Use Your Business Email Address
Best practice dictates that you keep your personal and work email apps separate. It can be very tempting if you’re at home and want to send a colleague a quick message about a meeting or project to drop them a line from your personal account, but it’s best not to. Sending business-related emails from your personal account can come across as unprofessional and is generally advised against. If you’re discussing sensitive or personal matters, it’s especially important to avoid them.
Plus, keeping your personal and professional business accounts separate means your work inbox is much less likely to get bombarded with spam and marketing messages.
Use a Proper Subject Line
It’s important to use a subject line in your email messages – but ideally, you should go one step further and ensure that the subject line you create gives the recipient a clear idea of what your message is about. This is the case whether you’re using a conversational email platform or a traditional email client.
Aim for your subject line to get straight to the point. If you’re messaging to ask a colleague for some figures you need to take into a meeting later, a good subject line would read ‘Request for information for budgeting meeting today.’
Only Use Standard Formatting
When writing a personal message, it’s fun to change the text fonts, size, color, etc. However, when creating an email for work, it’s important to limit yourself to standard formatting. Bold or italics can be used, but only for a single word or a short string of words per message.
Use a Professional Greeting
Emailing may seem like an informal means of communicating, but there are many situations when you need to use a professional greeting. Avoid using a salutation such as ‘hey’ – instead, opt for an alternative like ‘good morning/afternoon,’ ‘hope this email finds you well,’ or a simple ‘greetings.’
Keep it Succinct
Short and sweet is the way to go with email messages. It’s generally considered best practice to ensure messages are as succinct as possible – at work, most people dread receiving a huge tome of text in their inbox.
Be Mindful of Caps
Apart from in the case of acronyms and initialisms, using caps is the email equivalent of shouting at some and is not the done thing in terms of email etiquette. No matter how strongly you feel about things, keep that finger far away from the caps lock button.
Consider the Tone of Voice
When drafting a message, always ensure that the tone of voice used matches your intent. Also, be mindful of the fact that, without visual cues, there’s the possibility of ambiguity of meaning. For example, using frequent exclamation marks may mean your email has an excited tone and risks being viewed as unprofessional.

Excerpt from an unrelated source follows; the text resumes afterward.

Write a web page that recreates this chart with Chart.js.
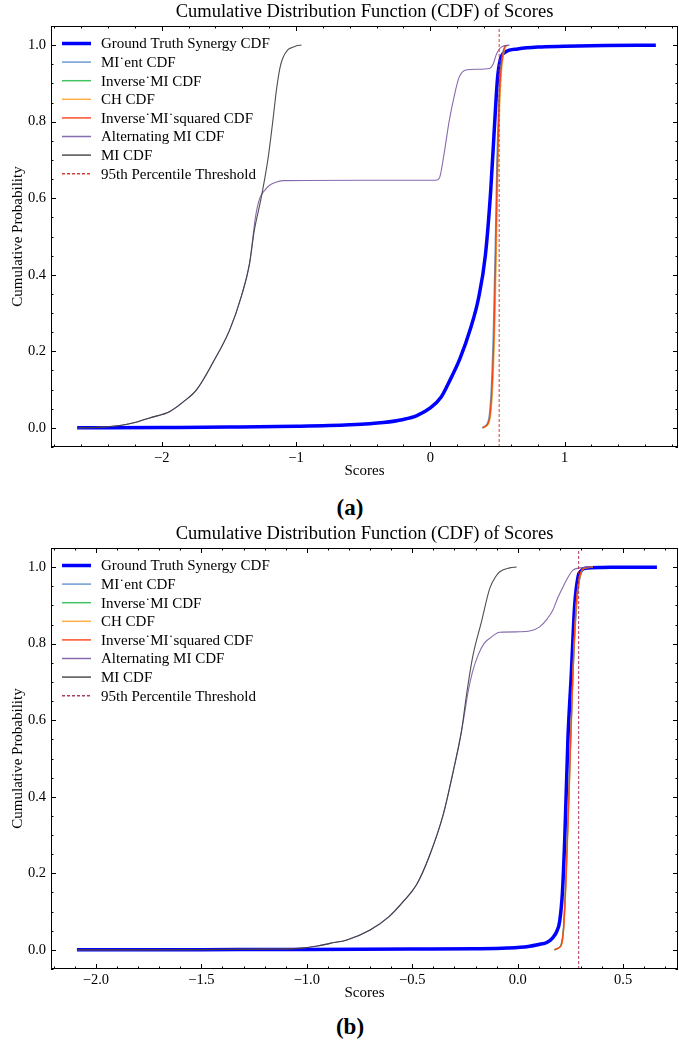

When reading your message back, try to imagine how it will be read by the recipient to identify anywhere that the tone or content needs to be tweaked.
Attach with Care
If you need to send an especially large attachment, it’s considered best practice to check with the recipient if this is ok to do. If you’re given the green light, it’s advisable to compress the file as much as possible before sending it and to give the recipient a head’s up regarding when you’re planning to send it.
As an alternative to sending emails with large attachments, you could consider sending the recipient a link to a file stored in the cloud, such as those saved to DropBox or Google Drive.
Acknowledge All Messages
Even when engaging in conversational emailing, it’s considered good etiquette to respond to all messages, even if the sender hasn’t explicitly asked for one. Always aim to respond to incoming messages within two business days (unless a more urgent response is needed) – this approach could well make you stand out from the crowd for your professionalism and courtesy.
It’s easy to dash off a quick email and hit send without reading back what you’ve written. However tempting this is, resist and take a few moments to proofread your message thoroughly. If you can, reading it out loud is a great idea, as your eyes may skim over a typo or other error without catching it.
Conversational Emailing: Ensuring Best Practice
Use the guide above to uplevel your emailing game, and ensure that the messages you write for work purposes are as professional as possible. Making just a few small changes can make a really big difference to how you’re perceived at work and could even position you to take the next step in your career.